Blog Replacement: SQLite

5 AM February 25, 2004

I’ve settled on using SQLite as the database for my blog/mini-CMS. The blog is going to be running complex queries over all the data on a regular basis, and SQLite seems up to the task.

Other bonuses for SQLite include:

  • The on-disk foot-print is simple to manage—just one file. For the few tens of megabytes I’ll have, one file is fine.
  • No daemons or server processes to worry about.
  • Seems mature, stable, and well supported.
  • The application will sit comfortably on an SQL database. There will only be a few tables, so I’m not even going to bother with an O-R mapper.

Since it only impacts the code at a few points, going with SQLite is a safe decision. If it turns out that SQLite isn’t up to the task it will be simple to replace it with another RDBMS—or even something else.

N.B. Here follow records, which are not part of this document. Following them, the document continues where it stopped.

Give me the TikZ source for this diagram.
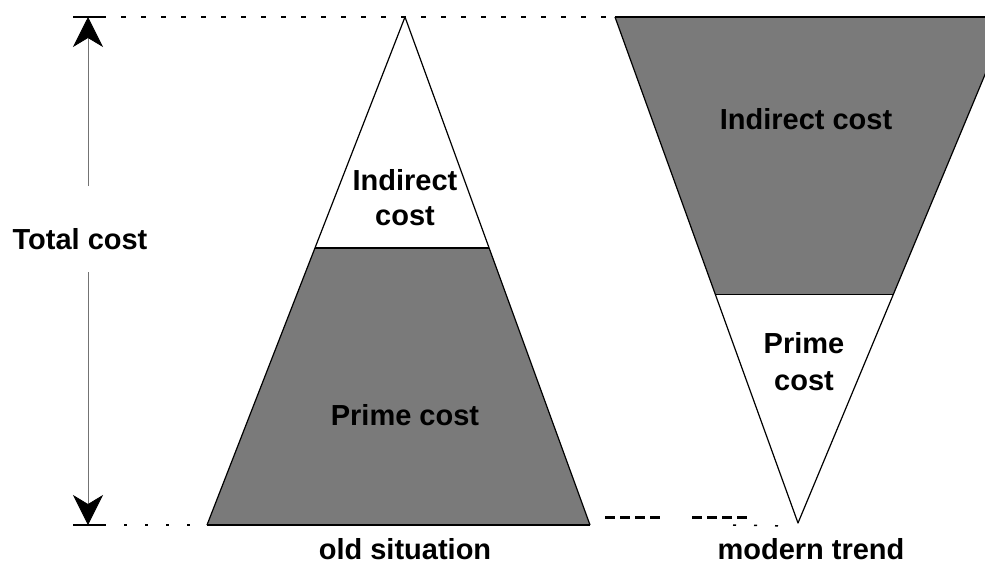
\documentclass[tikz,border=0pt]{standalone}
\usepackage{fontspec}
\setmainfont{Liberation Sans}
\usetikzlibrary{arrows.meta,calc}
\begin{document}
\begin{tikzpicture}[x=1pt,y=-1pt,
  lbl/.style={font=\fontsize{29}{35}\selectfont\bfseries, align=center, inner sep=0pt},
  halftone/.style={fill=black!52},
  edge/.style={draw=black, line width=1.2pt, line join=round},
  heavy/.style={draw=black, line width=2pt},
  guide/.style={draw=black, line width=1.5pt, dash pattern=on 5pt off 15pt},
  dots/.style={draw=black, line width=1.5pt, dash pattern=on 3pt off 18pt},
  bars/.style={draw=black, line width=3pt, dash pattern=on 10pt off 5pt},
  span/.style={draw=black!55, line width=0.8pt},
  tip/.style={-{Stealth[length=30pt,width=30pt,inset=9pt,color=black]}}]
\useasboundingbox (0,0) rectangle (985,565);
\clip (0,0) rectangle (985,565);

% key points
\coordinate (oA) at (405,17);   % apex, old situation
\coordinate (oL) at (207,525);
\coordinate (oR) at (590,525);
\coordinate (oSL) at ($(oA)!0.4547!(oL)$);
\coordinate (oSR) at ($(oA)!0.4547!(oR)$);
\coordinate (nL) at (615,17);   % top corners, modern trend
\coordinate (nR) at (1009,17);
\coordinate (nA) at (798,523);
\coordinate (nSL) at ($(nL)!0.549!(nA)$);
\coordinate (nSR) at ($(nR)!0.549!(nA)$);

% old situation: shaded prime cost, white indirect cost
\fill[halftone] (oL) -- (oSL) -- (oSR) -- (oR) -- cycle;
\draw[edge] (oL) -- (oA) -- (oR);
\draw[heavy] (oL) -- (oR);
\draw[edge] (oSL) -- (oSR);

% modern trend: shaded indirect cost, white prime cost
\fill[halftone] (nL) -- (nR) -- (nSR) -- (nSL) -- cycle;
\draw[edge] (nL) -- (nA) -- (nR);
\draw[heavy] (nL) -- (nR);
\draw[edge] (nSL) -- (nSR);

% total cost span
\coordinate (tTop) at (88,17);
\coordinate (tBot) at (88,525);
\coordinate (tUp) at (88,186);
\coordinate (tLo) at (88,272);
\coordinate (barTL) at (73,17);
\coordinate (barTR) at (101,17);
\coordinate (barBL) at (73,525);
\coordinate (barBR) at (103,525);
\draw[span,tip] (tUp) -- (tTop);
\draw[span,tip] (tLo) -- (tBot);
\draw[heavy] (barTL) -- (barTR);
\draw[heavy] (barBL) -- (barBR);

% guide lines
\draw[guide] (barTR) -- (nL);
\draw[dots] (barBR) -- (oL);
\coordinate (g1a) at (605,517); \coordinate (g1b) at (662,517);
\coordinate (g2a) at (692,517); \coordinate (g2b) at (749,517);
\coordinate (g3a) at (733,525); \coordinate (g3b) at (790,526);
\draw[bars] (g1a) -- (g1b);
\draw[bars] (g2a) -- (g2b);
\draw[dots] (g3a) -- (g3b);

% labels
\node[lbl, anchor=base] (total) at (80,249) {Total cost};
\node[lbl] (oInd) at (405,198) {Indirect\\cost};
\node[lbl, anchor=base] (oPrime) at (405,425) {Prime cost};
\node[lbl, anchor=base] (nInd) at (806,129) {Indirect cost};
\node[lbl, font=\fontsize{29}{37}\selectfont\bfseries] (nPrime) at (804,362) {Prime\\cost};
\node[lbl, anchor=base] (oCap) at (405,559) {old situation};
\node[lbl, anchor=base] (nCap) at (811,559) {modern trend};
\end{tikzpicture}
\end{document}
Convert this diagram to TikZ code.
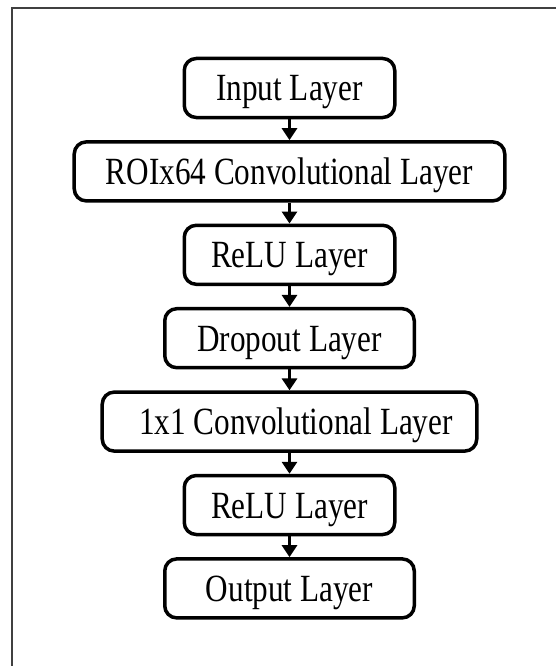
\documentclass[tikz,border=0pt]{standalone}
\usepackage{fontspec}
\setmainfont{Liberation Serif}
\newfontfamily\layerfont[FakeStretch=0.81]{Liberation Serif}
\usetikzlibrary{positioning}
\usetikzlibrary{arrows.meta}

\tikzset{layer/.style={draw,line width=3.5bp,rounded corners=12bp,minimum height=59bp,inner sep=0pt,text height=26bp,text depth=0pt,font=\layerfont\fontsize{38.5bp}{42bp}\selectfont},
 flow/.style={line width=3.5bp,-{Triangle[width=15bp,length=12bp]}}}

\begin{document}
\begin{tikzpicture}[x=1bp,y=1bp,node distance=20.9bp]
 %cadre
 \useasboundingbox (0,0) rectangle (556,-666);
 \draw[black!75,line width=2bp](11.5,-666)--(11.5,-8.5)--(556,-8.5);
 %couches
 \node[layer,minimum width=210.5bp] (input) at (289.5,-88) {Input Layer};
 \node[layer,minimum width=430.5bp,below=of input] (roiconv) {ROIx64 Convolutional Layer};
 \node[layer,minimum width=210.5bp,below=of roiconv] (relua) {ReLU Layer};
 \node[layer,minimum width=249.5bp,below=of relua] (dropout) {Dropout Layer};
 \node[layer,minimum width=374.5bp,below=of dropout] (oneconv) {\hspace*{13bp}1x1 Convolutional Layer};
 \node[layer,minimum width=210.5bp,below=of oneconv] (relub) {ReLU Layer};
 \node[layer,minimum width=249.5bp,below=of relub] (output) {Output Layer};
 %fleches
 \draw[flow] (input)--(roiconv);
 \draw[flow] (roiconv)--(relua);
 \draw[flow] (relua)--(dropout);
 \draw[flow] (dropout)--(oneconv);
 \draw[flow] (oneconv)--(relub);
 \draw[flow] (relub)--(output);
\end{tikzpicture}
\end{document}
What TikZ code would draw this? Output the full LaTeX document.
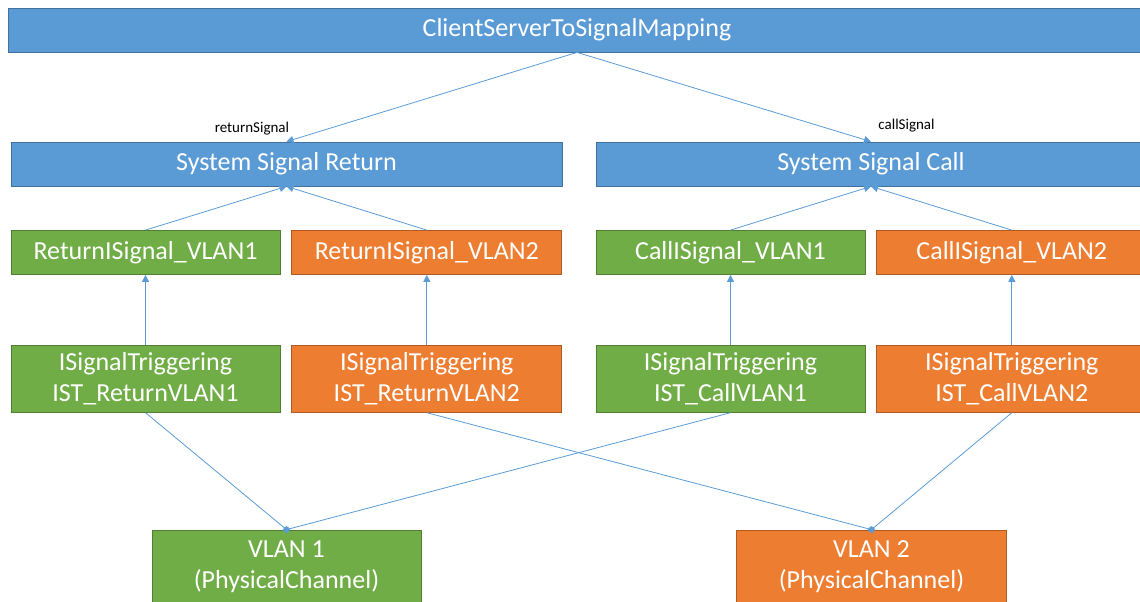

By alang | # | Comments (3)
(Posted to Software Development and Python)

Comments

At 19:20, 25 Feb 2004 soif wrote:

Even w/ SQLite, i use SQLObject. The only thing that hurt me w/ SQLite, is that i can't access to the DB while some one else (another thread for example) use it.

(#)
At 19:45, 25 Feb 2004 Pieter Claerhout wrote:

Yes, that is indeed a limitation. However, if you define a timeout that is big enough, the processes will wait untill the database is released again. Just be aware that the timeout value is in milliseconds.

(#)
At 02:17, 28 Feb 2004 Andrew Barilla wrote:

According to the pysqlite documentation the timeout is in secords:

timeout:
    A timeout value in seconds, i. e. timeout=1.5. An SQLite database can be locked by a different connection being in an transaction. The timeout value means how long to wait for the lock to be released. If after /timeout/ seconds the lock is still not released, a DatabaseError will be thrown.